---------- Collected data
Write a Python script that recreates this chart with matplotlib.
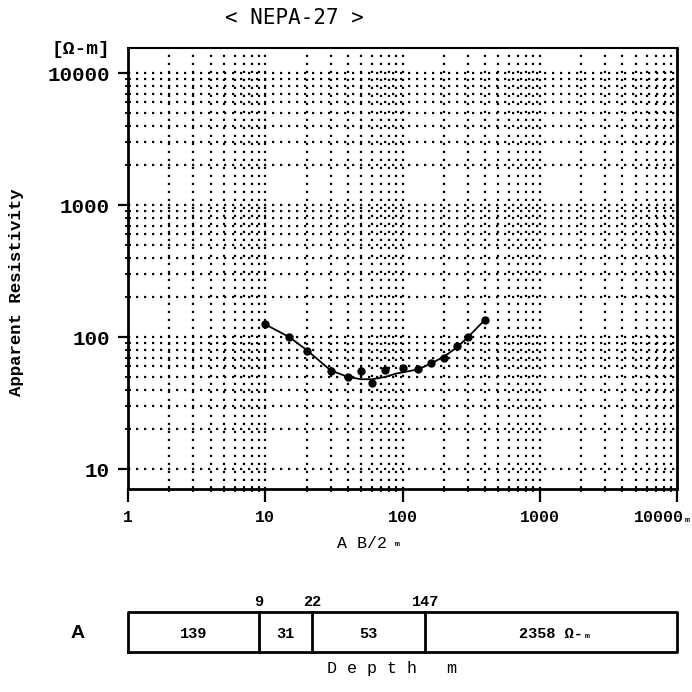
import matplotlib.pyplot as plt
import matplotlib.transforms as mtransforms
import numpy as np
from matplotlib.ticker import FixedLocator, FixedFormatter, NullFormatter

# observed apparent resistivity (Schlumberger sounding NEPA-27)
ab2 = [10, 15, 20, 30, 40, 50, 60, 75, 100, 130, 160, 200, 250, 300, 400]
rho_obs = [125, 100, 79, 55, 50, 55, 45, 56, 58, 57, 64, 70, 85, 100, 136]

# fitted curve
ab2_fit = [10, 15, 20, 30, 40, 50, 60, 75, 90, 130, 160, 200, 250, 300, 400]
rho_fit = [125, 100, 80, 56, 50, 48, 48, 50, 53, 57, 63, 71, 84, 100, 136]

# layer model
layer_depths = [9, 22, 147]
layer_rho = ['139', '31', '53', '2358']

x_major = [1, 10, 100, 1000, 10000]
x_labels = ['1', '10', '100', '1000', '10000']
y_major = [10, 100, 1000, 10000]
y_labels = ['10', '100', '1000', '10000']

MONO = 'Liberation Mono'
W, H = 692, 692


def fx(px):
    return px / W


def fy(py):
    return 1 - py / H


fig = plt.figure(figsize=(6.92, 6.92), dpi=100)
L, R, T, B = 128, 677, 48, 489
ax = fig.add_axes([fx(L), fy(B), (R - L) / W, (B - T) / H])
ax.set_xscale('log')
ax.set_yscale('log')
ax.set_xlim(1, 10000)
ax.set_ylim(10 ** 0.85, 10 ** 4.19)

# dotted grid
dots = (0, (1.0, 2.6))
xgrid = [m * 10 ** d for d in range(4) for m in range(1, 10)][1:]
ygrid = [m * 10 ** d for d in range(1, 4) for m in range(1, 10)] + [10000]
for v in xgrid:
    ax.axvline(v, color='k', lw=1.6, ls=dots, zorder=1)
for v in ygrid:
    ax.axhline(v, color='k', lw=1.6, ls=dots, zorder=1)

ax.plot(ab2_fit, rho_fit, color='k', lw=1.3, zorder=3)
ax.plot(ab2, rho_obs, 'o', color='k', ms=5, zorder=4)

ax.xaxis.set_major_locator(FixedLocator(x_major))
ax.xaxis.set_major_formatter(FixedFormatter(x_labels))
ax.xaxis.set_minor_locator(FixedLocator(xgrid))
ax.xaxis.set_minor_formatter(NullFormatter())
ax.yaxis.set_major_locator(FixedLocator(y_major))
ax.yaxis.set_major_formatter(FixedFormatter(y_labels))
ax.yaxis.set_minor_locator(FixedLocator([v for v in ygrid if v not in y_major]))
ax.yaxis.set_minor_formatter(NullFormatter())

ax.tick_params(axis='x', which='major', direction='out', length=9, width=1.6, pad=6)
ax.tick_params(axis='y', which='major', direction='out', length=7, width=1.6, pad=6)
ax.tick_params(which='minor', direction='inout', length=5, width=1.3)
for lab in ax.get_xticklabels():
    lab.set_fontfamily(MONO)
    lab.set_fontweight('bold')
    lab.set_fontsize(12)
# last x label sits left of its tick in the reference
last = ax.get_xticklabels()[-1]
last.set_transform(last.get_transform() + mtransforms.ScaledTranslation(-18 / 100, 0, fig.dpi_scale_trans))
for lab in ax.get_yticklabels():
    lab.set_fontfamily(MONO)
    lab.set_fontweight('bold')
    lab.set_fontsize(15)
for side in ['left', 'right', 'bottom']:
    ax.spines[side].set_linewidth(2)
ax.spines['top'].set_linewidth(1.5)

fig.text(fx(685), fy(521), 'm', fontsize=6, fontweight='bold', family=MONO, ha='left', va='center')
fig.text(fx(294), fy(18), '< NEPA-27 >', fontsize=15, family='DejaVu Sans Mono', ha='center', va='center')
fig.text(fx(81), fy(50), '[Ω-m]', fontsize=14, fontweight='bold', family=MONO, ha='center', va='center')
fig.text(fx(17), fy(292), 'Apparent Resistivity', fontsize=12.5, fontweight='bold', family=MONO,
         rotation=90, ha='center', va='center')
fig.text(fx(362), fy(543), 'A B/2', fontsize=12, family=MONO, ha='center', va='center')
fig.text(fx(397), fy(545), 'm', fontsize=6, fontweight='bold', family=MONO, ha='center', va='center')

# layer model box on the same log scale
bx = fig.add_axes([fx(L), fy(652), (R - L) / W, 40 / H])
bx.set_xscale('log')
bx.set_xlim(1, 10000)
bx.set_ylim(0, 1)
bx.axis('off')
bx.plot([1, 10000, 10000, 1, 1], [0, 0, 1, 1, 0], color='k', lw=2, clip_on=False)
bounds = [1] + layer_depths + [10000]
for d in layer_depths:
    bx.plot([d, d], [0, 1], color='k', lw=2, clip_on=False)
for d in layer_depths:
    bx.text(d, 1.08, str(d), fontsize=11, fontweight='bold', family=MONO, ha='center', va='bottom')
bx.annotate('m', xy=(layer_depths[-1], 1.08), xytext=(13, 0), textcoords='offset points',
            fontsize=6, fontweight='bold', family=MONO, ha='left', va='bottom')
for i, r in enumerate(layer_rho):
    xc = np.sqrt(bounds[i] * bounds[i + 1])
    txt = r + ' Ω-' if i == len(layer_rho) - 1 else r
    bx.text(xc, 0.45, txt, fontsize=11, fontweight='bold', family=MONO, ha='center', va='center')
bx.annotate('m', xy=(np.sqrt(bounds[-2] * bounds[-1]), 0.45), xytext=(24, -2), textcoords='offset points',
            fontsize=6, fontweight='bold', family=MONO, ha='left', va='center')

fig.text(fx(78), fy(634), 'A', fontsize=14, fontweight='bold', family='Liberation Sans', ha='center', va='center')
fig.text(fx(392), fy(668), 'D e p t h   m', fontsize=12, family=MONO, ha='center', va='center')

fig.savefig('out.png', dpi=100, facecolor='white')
--------------------
Only the lines from the top of the data through the line with "ax.yaxis.set_minor_formatter(NullFormatter())" should be quoted, exactly and with both ends kept; skip the pictures.

» **Response**:
Write a Python script that recreates this chart with matplotlib.
import matplotlib.pyplot as plt
import matplotlib.transforms as mtransforms
import numpy as np
from matplotlib.ticker import FixedLocator, FixedFormatter, NullFormatter

# observed apparent resistivity (Schlumberger sounding NEPA-27)
ab2 = [10, 15, 20, 30, 40, 50, 60, 75, 100, 130, 160, 200, 250, 300, 400]
rho_obs = [125, 100, 79, 55, 50, 55, 45, 56, 58, 57, 64, 70, 85, 100, 136]

# fitted curve
ab2_fit = [10, 15, 20, 30, 40, 50, 60, 75, 90, 130, 160, 200, 250, 300, 400]
rho_fit = [125, 100, 80, 56, 50, 48, 48, 50, 53, 57, 63, 71, 84, 100, 136]

# layer model
layer_depths = [9, 22, 147]
layer_rho = ['139', '31', '53', '2358']

x_major = [1, 10, 100, 1000, 10000]
x_labels = ['1', '10', '100', '1000', '10000']
y_major = [10, 100, 1000, 10000]
y_labels = ['10', '100', '1000', '10000']

MONO = 'Liberation Mono'
W, H = 692, 692


def fx(px):
    return px / W


def fy(py):
    return 1 - py / H


fig = plt.figure(figsize=(6.92, 6.92), dpi=100)
L, R, T, B = 128, 677, 48, 489
ax = fig.add_axes([fx(L), fy(B), (R - L) / W, (B - T) / H])
ax.set_xscale('log')
ax.set_yscale('log')
ax.set_xlim(1, 10000)
ax.set_ylim(10 ** 0.85, 10 ** 4.19)

# dotted grid
dots = (0, (1.0, 2.6))
xgrid = [m * 10 ** d for d in range(4) for m in range(1, 10)][1:]
ygrid = [m * 10 ** d for d in range(1, 4) for m in range(1, 10)] + [10000]
for v in xgrid:
    ax.axvline(v, color='k', lw=1.6, ls=dots, zorder=1)
for v in ygrid:
    ax.axhline(v, color='k', lw=1.6, ls=dots, zorder=1)

ax.plot(ab2_fit, rho_fit, color='k', lw=1.3, zorder=3)
ax.plot(ab2, rho_obs, 'o', color='k', ms=5, zorder=4)

ax.xaxis.set_major_locator(FixedLocator(x_major))
ax.xaxis.set_major_formatter(FixedFormatter(x_labels))
ax.xaxis.set_minor_locator(FixedLocator(xgrid))
ax.xaxis.set_minor_formatter(NullFormatter())
ax.yaxis.set_major_locator(FixedLocator(y_major))
ax.yaxis.set_major_formatter(FixedFormatter(y_labels))
ax.yaxis.set_minor_locator(FixedLocator([v for v in ygrid if v not in y_major]))
ax.yaxis.set_minor_formatter(NullFormatter())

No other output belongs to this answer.